Methylene blue and poison-induced hypotension
January 16, 2014, 5:53 pm
Refractory shock in drug overdose results mainly from myocardial depression and/or vasodilatation. Bedside echocardiography can be very helpful in sorting out these two mechanisms, each of which might require somewhat different therapy.
The best example of this is calcium channel blocker overdose. With myocardial depression, high-dose insulin/euglycemic therapy (HIT) should be considered early on. However, HIT would not be expected to produce significant vasoconstriction; therefore, with distributive shock, vasopressors (e.g., norepinephrine) may give better results.
There is evidence that methylene blue might have a role in reversing distributive shock from anaphylaxis, sepsis, and some poisonings. Methylene blue selectively inhibits the nitric oxide-cyclic guanosine monophosphate pathway that seems to be a key factor in distributive shock.
This interesting case report, from Melbourne Australia, describes a 41-year-old man who took a massive overdose of quetiapine (Seroquel). The serum quetiapine level was over 100 times therapeutic. In addition, he ingested much smaller amounts of carbamazepine, fluoxetine, valproate, and oxazepam.

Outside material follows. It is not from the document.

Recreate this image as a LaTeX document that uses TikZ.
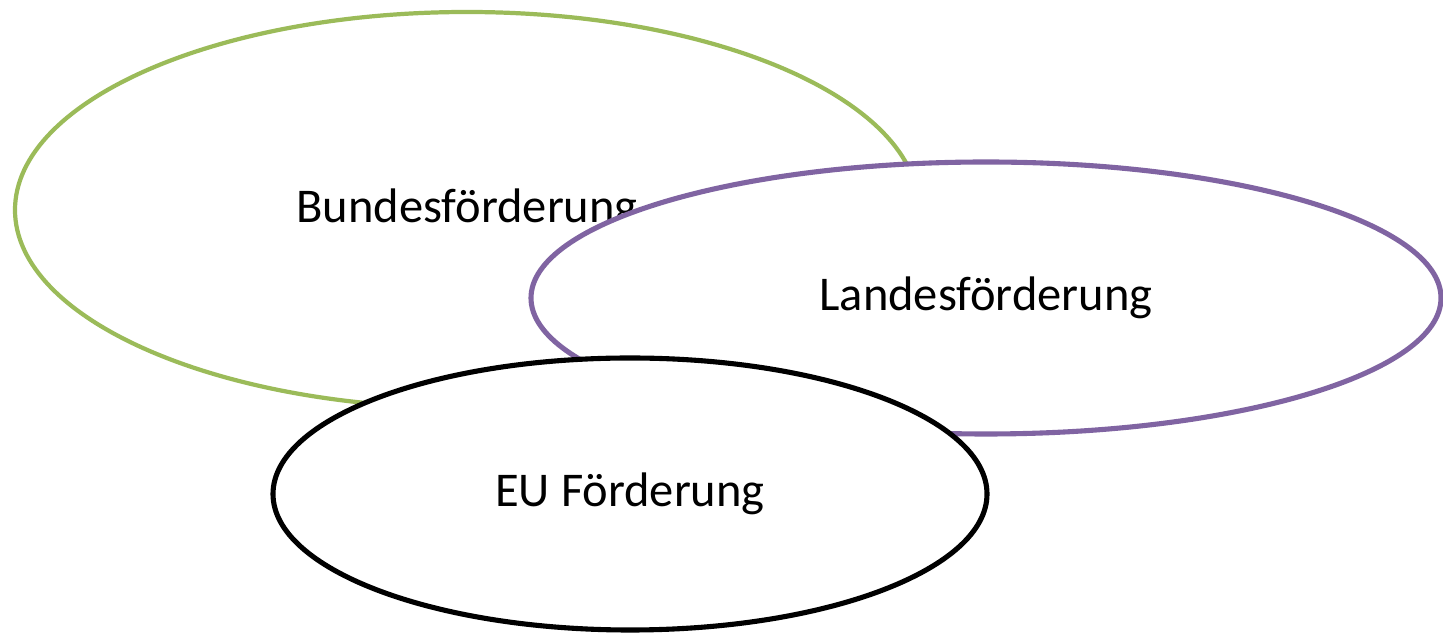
\documentclass[tikz,border=0pt]{standalone}
\usepackage{fontspec}
\setmainfont{Carlito}
\usepackage{tikz}
\usetikzlibrary{shapes.geometric, positioning}

\definecolor{bundgreen}{HTML}{9BBB59}
\definecolor{landpurple}{HTML}{8064A2}

\begin{document}
\begin{tikzpicture}[
        foerder/.style={draw, shape=ellipse, fill=white, align=center, inner sep=0pt, line width=1.45pt, font=\fontsize{13.8}{16}\selectfont},
        bund/.style={foerder, draw=bundgreen, line width=1.2pt, minimum width=9.04cm, minimum height=3.96cm},
        land/.style={foerder, draw=landpurple, minimum width=9.1cm, minimum height=2.72cm},
        eu/.style={foerder, draw=black, minimum width=7.14cm, minimum height=2.72cm}
    ]

    \useasboundingbox (0,0) rectangle (14.43,-6.33);

    % Nodes
    \node [bund] (bundes) at (4.67,-2.1) {Bundesförderung};
    \node [land] (landes) at (9.86,-2.98) {Landesförderung};
    \node [eu] (eu) at (6.30,-4.94) {EU Förderung};

\end{tikzpicture}
\end{document}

On arrival at hospital, the patient had a systolic blood pressure of 90 mmHg. He was intubated and comatose, with a Glascow Coma Scale of 3. Over the next hours, despite receiving 4 L fluids and pressers (including norepinephrine and metaraminol) he became increasingly hypotensive (lowest systolic BP 50 mmHg.) A transthoracic echocardiogram showed a hyperdynamic left ventricle (ejection fraction = 70%) consistent with distributive shock.
Twelve hours post-ingestion the patient’s blood pressure was 88/40 mmHg. At that point, he was given an intravenous loading dose and infusion of methylene blue. Within one hour after receiving the loading dose, his hemodynamics markedly improved, vasopressors could be weaned, and his blood pressure rose to 90/40 mmHg.
Of course, a this case report does not prove that the methylene blue was responsible for the patient’s clinical improvement, and this treatment might not yet be ready for prime time. But it another small piece of evidence suggesting that in poisonings producing hypotension, vasodilatation and distributive shock, methylene blue may have role.
In their discussion, the authors note that adverse effects of methylene blue include nausea, vomiting, chest pain, confusion, sweating and hypertension. It is also an MAO inhibitor; despite this and the ingestion of fluoxetine (240 mg), there were no signs of serotonin syndrome.
NOTE: One other intervention that — although not yet proven — might have been reasonable to try would have intralipid emulsion therapy.